(Stored entries)
======

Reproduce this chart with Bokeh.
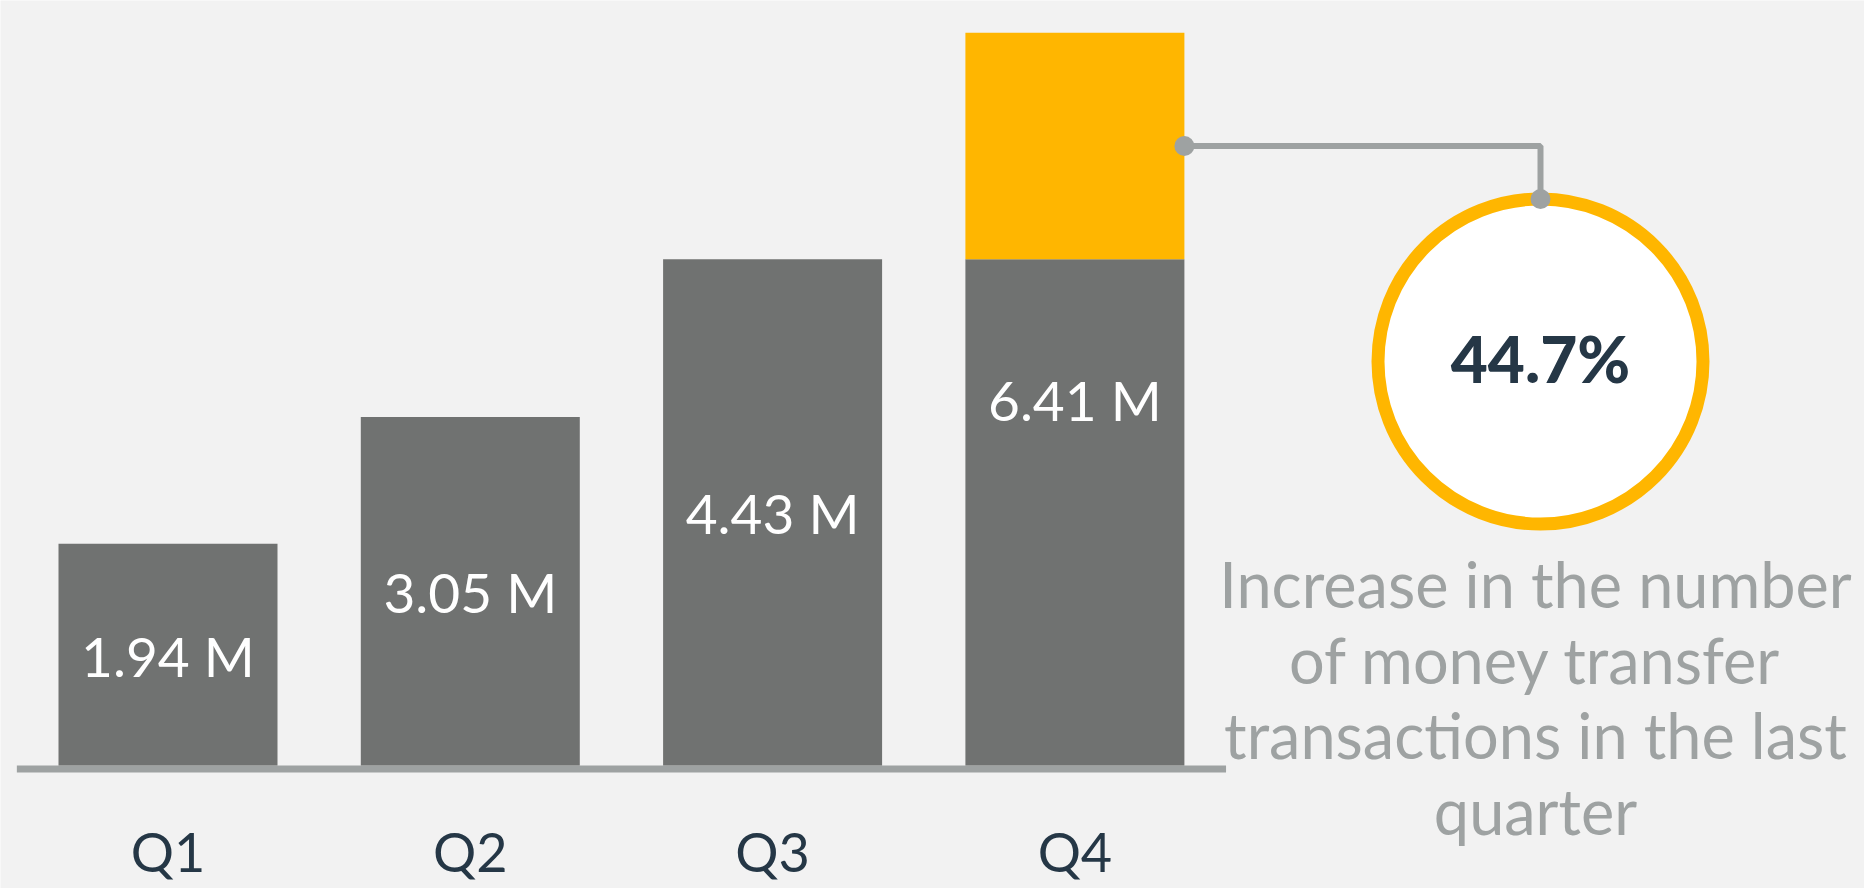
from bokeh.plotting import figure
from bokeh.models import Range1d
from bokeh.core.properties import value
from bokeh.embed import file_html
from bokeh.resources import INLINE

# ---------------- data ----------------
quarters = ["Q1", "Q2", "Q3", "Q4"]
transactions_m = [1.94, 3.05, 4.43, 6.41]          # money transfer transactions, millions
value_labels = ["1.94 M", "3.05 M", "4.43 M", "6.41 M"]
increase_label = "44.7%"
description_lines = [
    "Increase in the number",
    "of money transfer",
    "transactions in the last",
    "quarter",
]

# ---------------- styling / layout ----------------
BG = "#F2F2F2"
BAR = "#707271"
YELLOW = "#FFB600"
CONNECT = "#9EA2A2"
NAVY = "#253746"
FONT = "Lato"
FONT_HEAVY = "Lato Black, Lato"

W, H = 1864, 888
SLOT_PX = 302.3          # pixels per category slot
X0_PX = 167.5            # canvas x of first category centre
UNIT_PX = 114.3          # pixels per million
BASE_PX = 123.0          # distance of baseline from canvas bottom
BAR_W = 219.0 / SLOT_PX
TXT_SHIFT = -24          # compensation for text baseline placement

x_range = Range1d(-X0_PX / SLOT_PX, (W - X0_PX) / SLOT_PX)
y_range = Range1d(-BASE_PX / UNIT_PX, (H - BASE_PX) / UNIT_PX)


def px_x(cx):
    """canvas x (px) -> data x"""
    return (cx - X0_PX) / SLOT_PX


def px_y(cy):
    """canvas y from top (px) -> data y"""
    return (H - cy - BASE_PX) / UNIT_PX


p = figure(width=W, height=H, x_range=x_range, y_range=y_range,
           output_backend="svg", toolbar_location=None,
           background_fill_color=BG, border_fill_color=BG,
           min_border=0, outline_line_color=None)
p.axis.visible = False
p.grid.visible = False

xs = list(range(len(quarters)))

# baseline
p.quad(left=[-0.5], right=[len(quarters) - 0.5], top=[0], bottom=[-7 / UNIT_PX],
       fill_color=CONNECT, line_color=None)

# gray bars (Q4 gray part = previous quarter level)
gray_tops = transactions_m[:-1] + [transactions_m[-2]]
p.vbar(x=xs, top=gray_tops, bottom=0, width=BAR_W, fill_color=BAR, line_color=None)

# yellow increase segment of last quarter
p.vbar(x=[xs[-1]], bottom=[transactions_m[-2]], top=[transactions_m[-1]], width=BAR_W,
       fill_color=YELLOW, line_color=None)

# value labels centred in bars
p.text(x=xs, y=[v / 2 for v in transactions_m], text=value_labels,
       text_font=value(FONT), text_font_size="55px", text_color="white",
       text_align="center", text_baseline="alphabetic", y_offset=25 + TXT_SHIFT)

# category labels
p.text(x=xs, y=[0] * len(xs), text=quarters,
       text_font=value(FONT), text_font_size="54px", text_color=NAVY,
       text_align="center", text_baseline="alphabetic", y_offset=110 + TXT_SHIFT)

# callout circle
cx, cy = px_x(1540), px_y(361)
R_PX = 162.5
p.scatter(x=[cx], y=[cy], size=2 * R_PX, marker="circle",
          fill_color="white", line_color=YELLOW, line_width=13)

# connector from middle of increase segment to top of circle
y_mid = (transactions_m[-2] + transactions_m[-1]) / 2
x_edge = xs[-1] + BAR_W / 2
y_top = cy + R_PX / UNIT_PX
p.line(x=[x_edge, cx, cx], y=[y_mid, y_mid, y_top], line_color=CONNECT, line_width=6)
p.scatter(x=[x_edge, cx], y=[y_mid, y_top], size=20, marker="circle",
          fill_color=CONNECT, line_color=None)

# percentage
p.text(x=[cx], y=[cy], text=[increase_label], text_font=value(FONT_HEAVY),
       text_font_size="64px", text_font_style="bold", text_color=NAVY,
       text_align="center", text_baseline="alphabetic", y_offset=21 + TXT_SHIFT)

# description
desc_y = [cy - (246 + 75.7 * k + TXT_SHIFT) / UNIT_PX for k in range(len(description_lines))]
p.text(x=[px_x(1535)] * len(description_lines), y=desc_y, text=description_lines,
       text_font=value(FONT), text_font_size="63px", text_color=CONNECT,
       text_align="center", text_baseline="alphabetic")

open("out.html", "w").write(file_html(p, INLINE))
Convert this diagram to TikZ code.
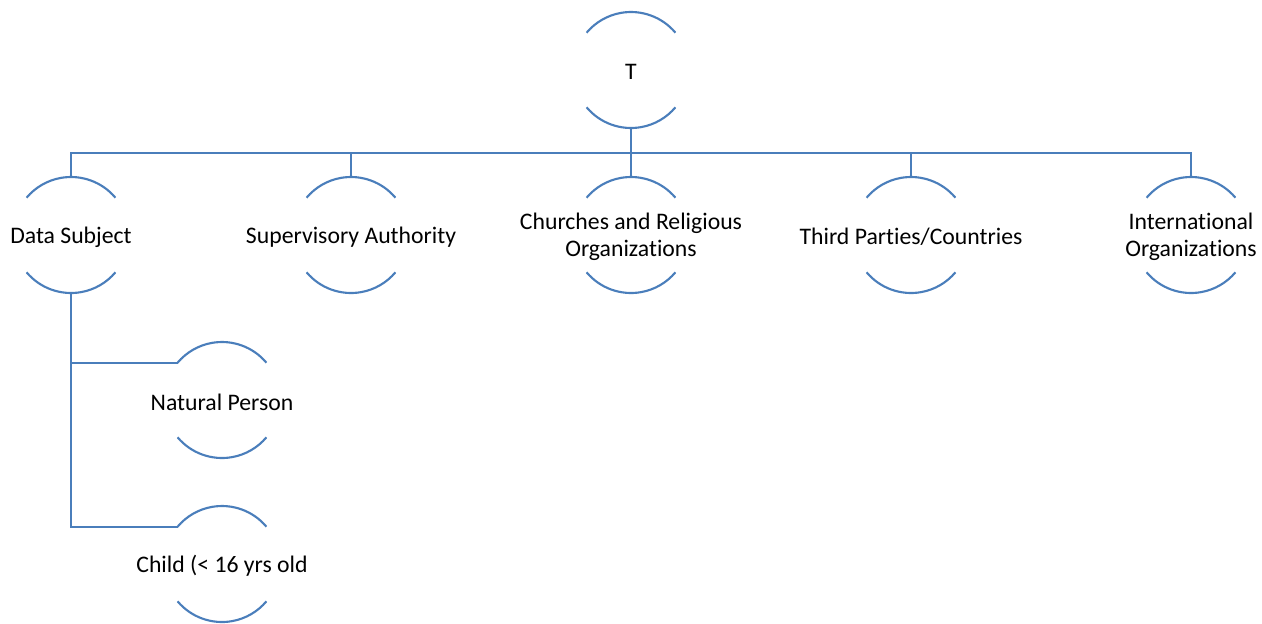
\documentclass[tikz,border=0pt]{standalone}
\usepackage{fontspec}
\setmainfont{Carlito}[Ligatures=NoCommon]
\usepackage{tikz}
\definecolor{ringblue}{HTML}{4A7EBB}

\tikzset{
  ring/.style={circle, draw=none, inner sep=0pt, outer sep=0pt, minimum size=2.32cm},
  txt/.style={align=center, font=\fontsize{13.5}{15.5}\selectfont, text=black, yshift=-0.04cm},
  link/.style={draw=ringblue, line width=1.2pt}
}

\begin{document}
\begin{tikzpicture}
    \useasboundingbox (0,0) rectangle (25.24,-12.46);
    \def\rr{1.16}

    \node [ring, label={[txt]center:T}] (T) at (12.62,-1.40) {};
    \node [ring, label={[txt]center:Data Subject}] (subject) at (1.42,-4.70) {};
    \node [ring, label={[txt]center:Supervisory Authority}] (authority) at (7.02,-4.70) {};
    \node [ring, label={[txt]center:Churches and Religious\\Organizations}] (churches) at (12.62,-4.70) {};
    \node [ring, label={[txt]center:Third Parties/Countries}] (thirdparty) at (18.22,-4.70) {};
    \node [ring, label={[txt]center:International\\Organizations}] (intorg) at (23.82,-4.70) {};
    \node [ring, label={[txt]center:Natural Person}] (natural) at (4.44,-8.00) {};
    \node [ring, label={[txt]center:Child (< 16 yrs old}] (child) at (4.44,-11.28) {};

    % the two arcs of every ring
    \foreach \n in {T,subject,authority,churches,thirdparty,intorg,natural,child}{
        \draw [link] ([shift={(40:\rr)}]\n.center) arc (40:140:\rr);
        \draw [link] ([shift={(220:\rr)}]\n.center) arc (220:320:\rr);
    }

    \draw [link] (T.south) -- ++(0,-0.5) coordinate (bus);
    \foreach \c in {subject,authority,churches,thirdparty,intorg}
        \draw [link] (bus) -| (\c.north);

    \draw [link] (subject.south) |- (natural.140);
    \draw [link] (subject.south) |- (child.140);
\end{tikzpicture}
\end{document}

======

* _GIVEN EXERCISE_
Transcribe the full listing above exactly as it stands, minus the pictures.

* _FULL OUTPUT_
Reproduce this chart with Bokeh.
from bokeh.plotting import figure
from bokeh.models import Range1d
from bokeh.core.properties import value
from bokeh.embed import file_html
from bokeh.resources import INLINE

# ---------------- data ----------------
quarters = ["Q1", "Q2", "Q3", "Q4"]
transactions_m = [1.94, 3.05, 4.43, 6.41]          # money transfer transactions, millions
value_labels = ["1.94 M", "3.05 M", "4.43 M", "6.41 M"]
increase_label = "44.7%"
description_lines = [
    "Increase in the number",
    "of money transfer",
    "transactions in the last",
    "quarter",
]

# ---------------- styling / layout ----------------
BG = "#F2F2F2"
BAR = "#707271"
YELLOW = "#FFB600"
CONNECT = "#9EA2A2"
NAVY = "#253746"
FONT = "Lato"
FONT_HEAVY = "Lato Black, Lato"

W, H = 1864, 888
SLOT_PX = 302.3          # pixels per category slot
X0_PX = 167.5            # canvas x of first category centre
UNIT_PX = 114.3          # pixels per million
BASE_PX = 123.0          # distance of baseline from canvas bottom
BAR_W = 219.0 / SLOT_PX
TXT_SHIFT = -24          # compensation for text baseline placement

x_range = Range1d(-X0_PX / SLOT_PX, (W - X0_PX) / SLOT_PX)
y_range = Range1d(-BASE_PX / UNIT_PX, (H - BASE_PX) / UNIT_PX)


def px_x(cx):
    """canvas x (px) -> data x"""
    return (cx - X0_PX) / SLOT_PX


def px_y(cy):
    """canvas y from top (px) -> data y"""
    return (H - cy - BASE_PX) / UNIT_PX


p = figure(width=W, height=H, x_range=x_range, y_range=y_range,
           output_backend="svg", toolbar_location=None,
           background_fill_color=BG, border_fill_color=BG,
           min_border=0, outline_line_color=None)
p.axis.visible = False
p.grid.visible = False

xs = list(range(len(quarters)))

# baseline
p.quad(left=[-0.5], right=[len(quarters) - 0.5], top=[0], bottom=[-7 / UNIT_PX],
       fill_color=CONNECT, line_color=None)

# gray bars (Q4 gray part = previous quarter level)
gray_tops = transactions_m[:-1] + [transactions_m[-2]]
p.vbar(x=xs, top=gray_tops, bottom=0, width=BAR_W, fill_color=BAR, line_color=None)

# yellow increase segment of last quarter
p.vbar(x=[xs[-1]], bottom=[transactions_m[-2]], top=[transactions_m[-1]], width=BAR_W,
       fill_color=YELLOW, line_color=None)

# value labels centred in bars
p.text(x=xs, y=[v / 2 for v in transactions_m], text=value_labels,
       text_font=value(FONT), text_font_size="55px", text_color="white",
       text_align="center", text_baseline="alphabetic", y_offset=25 + TXT_SHIFT)

# category labels
p.text(x=xs, y=[0] * len(xs), text=quarters,
       text_font=value(FONT), text_font_size="54px", text_color=NAVY,
       text_align="center", text_baseline="alphabetic", y_offset=110 + TXT_SHIFT)

# callout circle
cx, cy = px_x(1540), px_y(361)
R_PX = 162.5
p.scatter(x=[cx], y=[cy], size=2 * R_PX, marker="circle",
          fill_color="white", line_color=YELLOW, line_width=13)

# connector from middle of increase segment to top of circle
y_mid = (transactions_m[-2] + transactions_m[-1]) / 2
x_edge = xs[-1] + BAR_W / 2
y_top = cy + R_PX / UNIT_PX
p.line(x=[x_edge, cx, cx], y=[y_mid, y_mid, y_top], line_color=CONNECT, line_width=6)
p.scatter(x=[x_edge, cx], y=[y_mid, y_top], size=20, marker="circle",
          fill_color=CONNECT, line_color=None)

# percentage
p.text(x=[cx], y=[cy], text=[increase_label], text_font=value(FONT_HEAVY),
       text_font_size="64px", text_font_style="bold", text_color=NAVY,
       text_align="center", text_baseline="alphabetic", y_offset=21 + TXT_SHIFT)

# description
desc_y = [cy - (246 + 75.7 * k + TXT_SHIFT) / UNIT_PX for k in range(len(description_lines))]
p.text(x=[px_x(1535)] * len(description_lines), y=desc_y, text=description_lines,
       text_font=value(FONT), text_font_size="63px", text_color=CONNECT,
       text_align="center", text_baseline="alphabetic")

open("out.html", "w").write(file_html(p, INLINE))
Convert this diagram to TikZ code.
\documentclass[tikz,border=0pt]{standalone}
\usepackage{fontspec}
\setmainfont{Carlito}[Ligatures=NoCommon]
\usepackage{tikz}
\definecolor{ringblue}{HTML}{4A7EBB}

\tikzset{
  ring/.style={circle, draw=none, inner sep=0pt, outer sep=0pt, minimum size=2.32cm},
  txt/.style={align=center, font=\fontsize{13.5}{15.5}\selectfont, text=black, yshift=-0.04cm},
  link/.style={draw=ringblue, line width=1.2pt}
}

\begin{document}
\begin{tikzpicture}
    \useasboundingbox (0,0) rectangle (25.24,-12.46);
    \def\rr{1.16}

    \node [ring, label={[txt]center:T}] (T) at (12.62,-1.40) {};
    \node [ring, label={[txt]center:Data Subject}] (subject) at (1.42,-4.70) {};
    \node [ring, label={[txt]center:Supervisory Authority}] (authority) at (7.02,-4.70) {};
    \node [ring, label={[txt]center:Churches and Religious\\Organizations}] (churches) at (12.62,-4.70) {};
    \node [ring, label={[txt]center:Third Parties/Countries}] (thirdparty) at (18.22,-4.70) {};
    \node [ring, label={[txt]center:International\\Organizations}] (intorg) at (23.82,-4.70) {};
    \node [ring, label={[txt]center:Natural Person}] (natural) at (4.44,-8.00) {};
    \node [ring, label={[txt]center:Child (< 16 yrs old}] (child) at (4.44,-11.28) {};

    % the two arcs of every ring
    \foreach \n in {T,subject,authority,churches,thirdparty,intorg,natural,child}{
        \draw [link] ([shift={(40:\rr)}]\n.center) arc (40:140:\rr);
        \draw [link] ([shift={(220:\rr)}]\n.center) arc (220:320:\rr);
    }

    \draw [link] (T.south) -- ++(0,-0.5) coordinate (bus);
    \foreach \c in {subject,authority,churches,thirdparty,intorg}
        \draw [link] (bus) -| (\c.north);

    \draw [link] (subject.south) |- (natural.140);
    \draw [link] (subject.south) |- (child.140);
\end{tikzpicture}
\end{document}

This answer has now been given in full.